Leo Denton is the new boy at school. All he wants to do is keep his head down, avoid everyone and get through Year 11 in one piece. But when he witnesses bullies picking on David, he intervenes and catches the attention of one of the girls in his class.
Told from the dual point of view of David and Leo, this is an very moving account of how David and Leo both deal with the problems that they face in trying to work out what 'normal' is.
I thought the characterisation in this book was just amazing. Leo and David were such well-written characters, both with distinct voices and experiences and they both grow and evolve as the book progresses. Their stories are told with sensitivity and humour and there were points, especially in the first half of the book, where I was laughing on one page before wanting to burst into tears a couple of pages on.
I think the author has managed to strike a very good balance between showing the struggles that transgender people can face when trying to come out to the people they love and the prejudice that can often follow, while at the same time showing that actually people might surprise you and turn out to be more supportive than you anticipated. I think it would have been easy for the author to make this book all about the struggles and woe and while that would have made for a very tense, emotional read, the book would have lost something overall.
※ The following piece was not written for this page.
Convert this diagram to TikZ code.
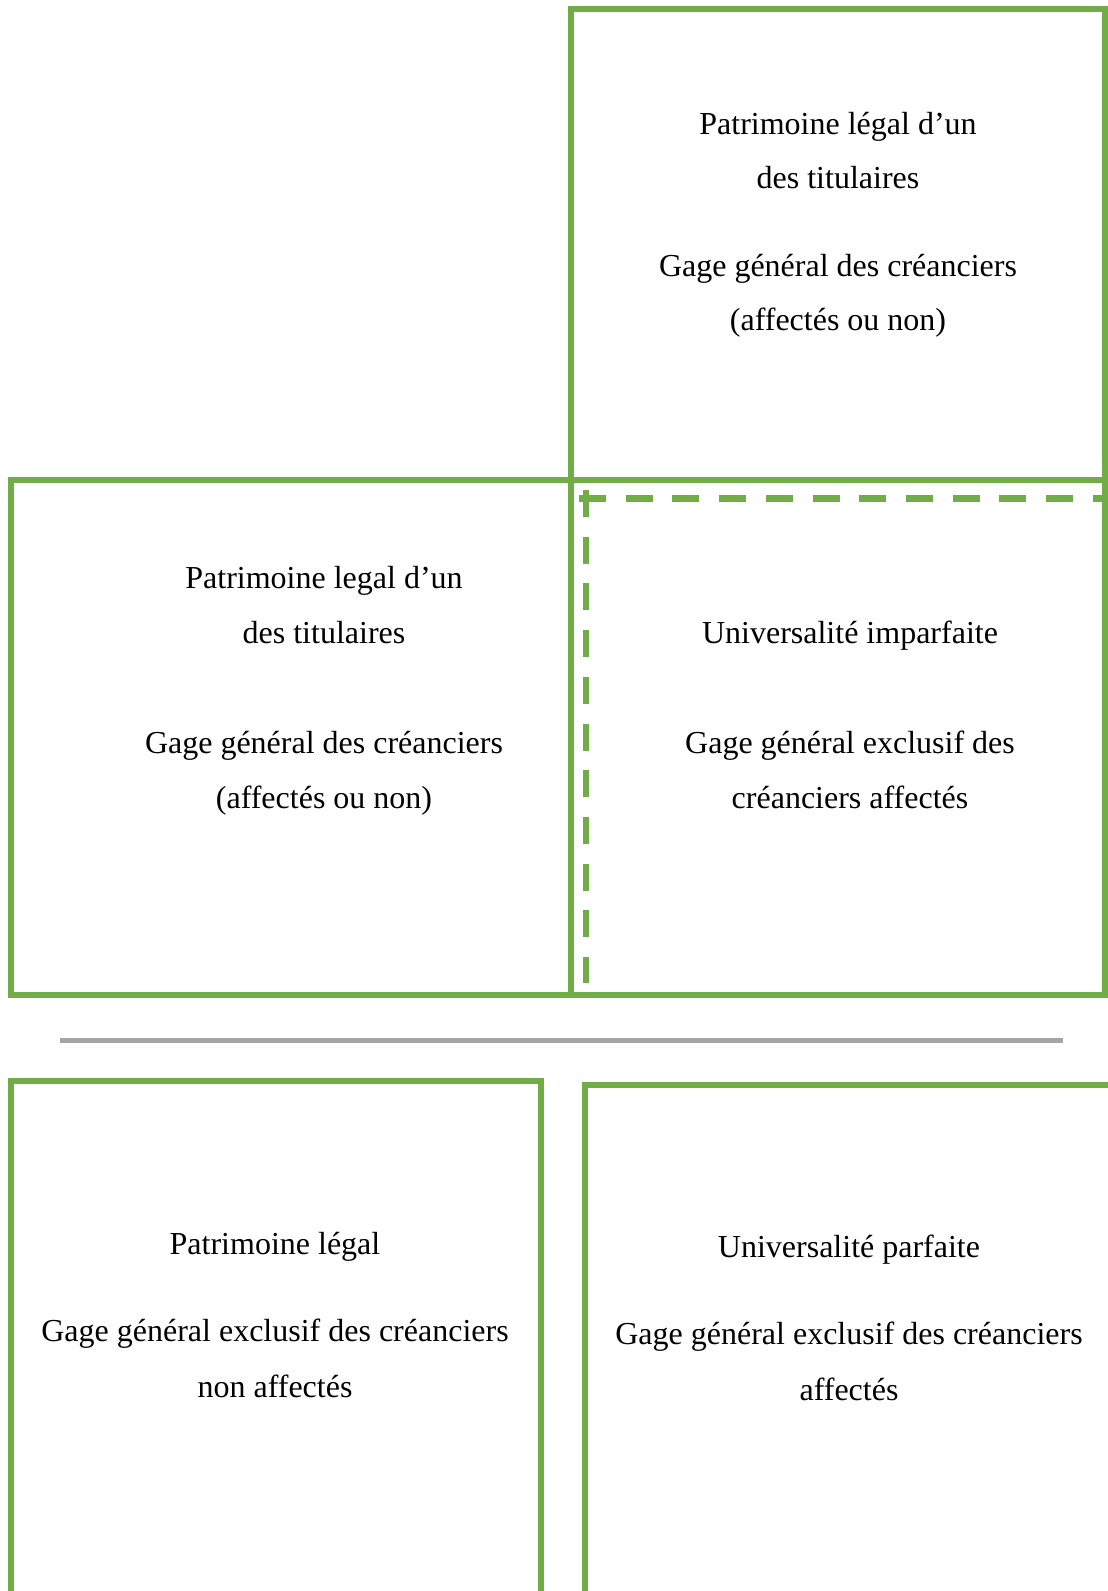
\documentclass[tikz,border=0pt]{standalone}
\usepackage{fontspec}
\setmainfont{Liberation Serif}
\definecolor{boxgreen}{HTML}{70AD47}
\definecolor{rulegray}{HTML}{A5A5A5}
\tikzset{
  frame/.style={draw=boxgreen, line width=3pt, line join=miter},
  dashframe/.style={draw=boxgreen, line width=3.2pt, dash pattern=on 13.5pt off 9.85pt},
  sep/.style={draw=rulegray, line width=2.2pt},
  lbl/.style={font=\fontsize{16}{27.5}\selectfont, inner sep=0pt, anchor=base}
}
\begin{document}
\begin{tikzpicture}[x=0.5pt,y=-0.5pt]
\useasboundingbox (0,0) rectangle (1108,1591);
\clip (0,0) rectangle (1108,1591);
\fill[white] (0,0) rectangle (1108,1591);

% top right box
\draw[frame] (570.5,8.7) rectangle (1105,480);
% middle boxes
\draw[frame] (11,480) rectangle (570.5,995);
\draw[frame] (570.5,480) rectangle (1105,995);
% dashed inner frame
\coordinate (dh1) at (579,498.5);
\coordinate (dh2) at (1108,498.5);
\coordinate (dv1) at (586,490);
\coordinate (dv2) at (586,983);
\draw[dashframe] (dh1) -- (dh2);
\draw[dashframe] (dv1) -- (dv2);
% separator
\coordinate (s1) at (60,1040.5);
\coordinate (s2) at (1063,1040.5);
\draw[sep] (s1) -- (s2);
% bottom boxes (open at the bottom / right)
\draw[frame] (11,1640) -- (11,1081) -- (540.5,1081) -- (540.5,1640);
\draw[frame] (585,1640) -- (585,1084.5) -- (1140,1084.5) -- (1140,1640);

% texts
\node[lbl] (tr1) at (838,134) {Patrimoine légal d’un};
\node[lbl] (tr2) at (838,188) {des titulaires};
\node[lbl] (tr3) at (838,276) {Gage général des créanciers};
\node[lbl] (tr4) at (838,330) {(affectés ou non)};

\node[lbl] (ml1) at (324,588) {Patrimoine legal d’un};
\node[lbl] (ml2) at (324,643) {des titulaires};
\node[lbl] (ml3) at (324,753) {Gage général des créanciers};
\node[lbl] (ml4) at (324,808) {(affectés ou non)};

\node[lbl] (mr1) at (850,643) {Universalité imparfaite};
\node[lbl] (mr2) at (850,753) {Gage général exclusif des};
\node[lbl] (mr3) at (850,808) {créanciers affectés};

\node[lbl] (bl1) at (275,1254) {Patrimoine légal};
\node[lbl] (bl2) at (275,1341) {Gage général exclusif des créanciers};
\node[lbl] (bl3) at (275,1397) {non affectés};

\node[lbl] (br1) at (849,1257) {Universalité parfaite};
\node[lbl] (br2) at (849,1344) {Gage général exclusif des créanciers};
\node[lbl] (br3) at (849,1400) {affectés};
\end{tikzpicture}
\end{document}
It also wouldn't have been very realistic, because while there are plenty of dicks out there who automatically hate something just because they don't understand it, there are plenty of accepting, supportive people too, and I think for a teen (or indeed anyone) who is struggling with their gender identity, this might not always be something that's immediately obvious.
I really think The Art of Being Normal is going to prove to be an important book, not only for the LGBT canon and for diversity in YA fiction, but I think it's also going to have much wider-reaching implications as it really challenges assumptions about what is 'normal'.
I found this a great book, not just for the diversity (although that's obviously a plus point) but mostly for the human story it tells.